DOTC seals deal with Japanese contractor to rehabilitate NAIA Terminal 3
MANILA, Philippines—The government has finally sealed a P1.9 billion deal with contractor Takenaka Corp. of Japan to bring the Ninoy Aquino International Airport’s Terminal 3 to full operational status next year but the rehabilitation itself could take longer than initially expected.
In a statement on Saturday, the Department of Transportation and Communications said it had “reached an agreement” with Takenaka with an eye toward having Terminal 3 fully operational by August 2014.
This was pushed back from the original plan to complete the project by the first quarter of 2014.
“We just put a little buffer for contingency,” Transportation and Communications Secretary Joseph Abaya said in a text message.
Under the terms of the agreement, Takenaka will complete the work within 12 months, DOTC said. This will include baggage handling, flight information displays, computer terminals, gate coordination, and fire protection systems.
Terminal 3 is currently operating at half its annual capacity of 13 million passengers due to certain structural issues at the airport. These issues, which Takenaka would address, have hindered the full utilization of the facility.
“The full operation of Terminal 3 will allow a faster and more pleasant experience for passengers flying in and out of Manila,” DOTC said in the statement.
Terminal 3 is the newest facility at the country’s busiest airport. The NAIA terminals are the main gateway to Metro Manila and are projected to serve a total of 34 million passengers this year, the Manila International Airport Authority said last month.
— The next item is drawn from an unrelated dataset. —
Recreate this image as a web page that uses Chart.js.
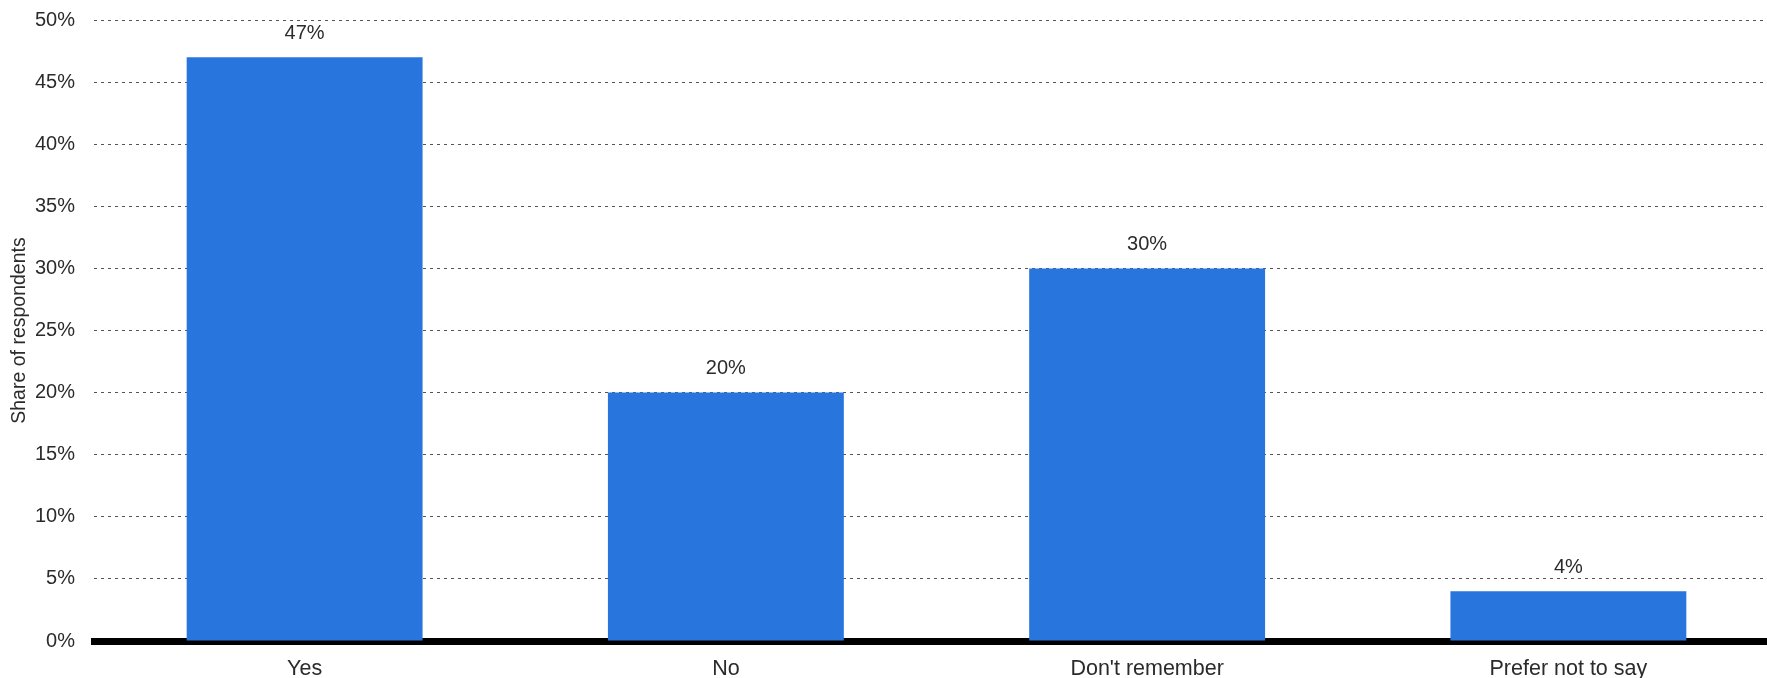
<!DOCTYPE html>
<html>
<head>
<meta charset="utf-8">
<script src="https://cdn.jsdelivr.net/npm/chart.js@4/dist/chart.umd.min.js"></script>
<style>
  html, body { margin: 0; padding: 0; background: #fff; overflow: hidden; }
  #wrap { width: 1779px; height: 678px; }
</style>
</head>
<body>
<div id="wrap"><canvas id="chart" width="1779" height="678"></canvas></div>
<script>
const categories = ["Yes", "No", "Don't remember", "Prefer not to say"];
const shares = [47, 20, 30, 4];
const yTicks = [0, 5, 10, 15, 20, 25, 30, 35, 40, 45, 50];

const FONT = "'Liberation Sans', Arial, sans-serif";

// label di atas tiap batang
const valueLabels = {
  id: "valueLabels",
  afterDatasetsDraw(chart) {
    const ctx = chart.ctx;
    const meta = chart.getDatasetMeta(0);
    ctx.save();
    ctx.font = "20px " + FONT;
    ctx.fillStyle = "#2b2b2b";
    ctx.textAlign = "center";
    ctx.textBaseline = "middle";
    meta.data.forEach((bar, i) => {
      ctx.fillText(shares[i] + "%", bar.x, bar.y - 24);
    });
    ctx.restore();
  }
};

new Chart(document.getElementById("chart"), {
  type: "bar",
  data: {
    labels: categories,
    datasets: [{
      data: shares,
      backgroundColor: "#2876dd",
      barPercentage: 0.56,
      categoryPercentage: 1
    }]
  },
  options: {
    responsive: false,
    animation: false,
    layout: { padding: { top: 20, right: 0, bottom: 0, left: 0 } },
    plugins: { legend: { display: false }, tooltip: { enabled: false } },
    scales: {
      x: {
        grid: { display: false, drawTicks: false },
        border: { color: "#000", width: 7 },
        ticks: { color: "#2b2b2b", font: { family: FONT, size: 21.5 }, padding: 15 },
        afterFit: s => { s.height = 37; s.paddingLeft = 0; s.paddingRight = 0; }
      },
      y: {
        min: 0,
        max: 50,
        afterBuildTicks: s => { s.ticks = yTicks.map(v => ({ value: v })); },
        grid: { color: "#555", drawTicks: false, lineWidth: 1 },
        border: { display: false, dash: [3, 4] },
        ticks: {
          color: "#2b2b2b",
          font: { family: FONT, size: 20 },
          padding: 19,
          callback: v => v + "%"
        },
        title: {
          display: true,
          text: "Share of respondents",
          color: "#2b2b2b",
          font: { family: FONT, size: 19.5 },
          padding: { top: 8, bottom: 0 }
        },
        afterFit: s => { s.width = 94; s.paddingTop = 0; s.paddingBottom = 0; }
      }
    }
  },
  plugins: [valueLabels]
});
</script>
</body>
</html>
Terminal 3 opened in 2008 after being mothballed for six years.
It failed to open in 2002 after the Philippine government under President Arroyo alleged the contract with Philippine International Airport Terminal Co. (Piatco), the consortium that won the right to build the airport terminal under the Ramos administration, was riddled with irregularities.
Takenaka was hired by Piatco as subcontractor for Terminal 3.
Further delays in the rehabilitation of Terminal 3 were caused by years of litigation between the Philippine government and Piatco and the latter’s German shareholder, Fraport AG.
Fraport still has a pending arbitration case against the Philippine government at the World Bank’s International Center for Settlement of Investment Disputes in Washington D.C.
The Court of Appeals last week ordered the Philippine government to pay Piatco about P16 billion for the expropriation of the terminal.
A DOTC spokesperson declined to comment Saturday, saying the department had not yet received a copy of the order.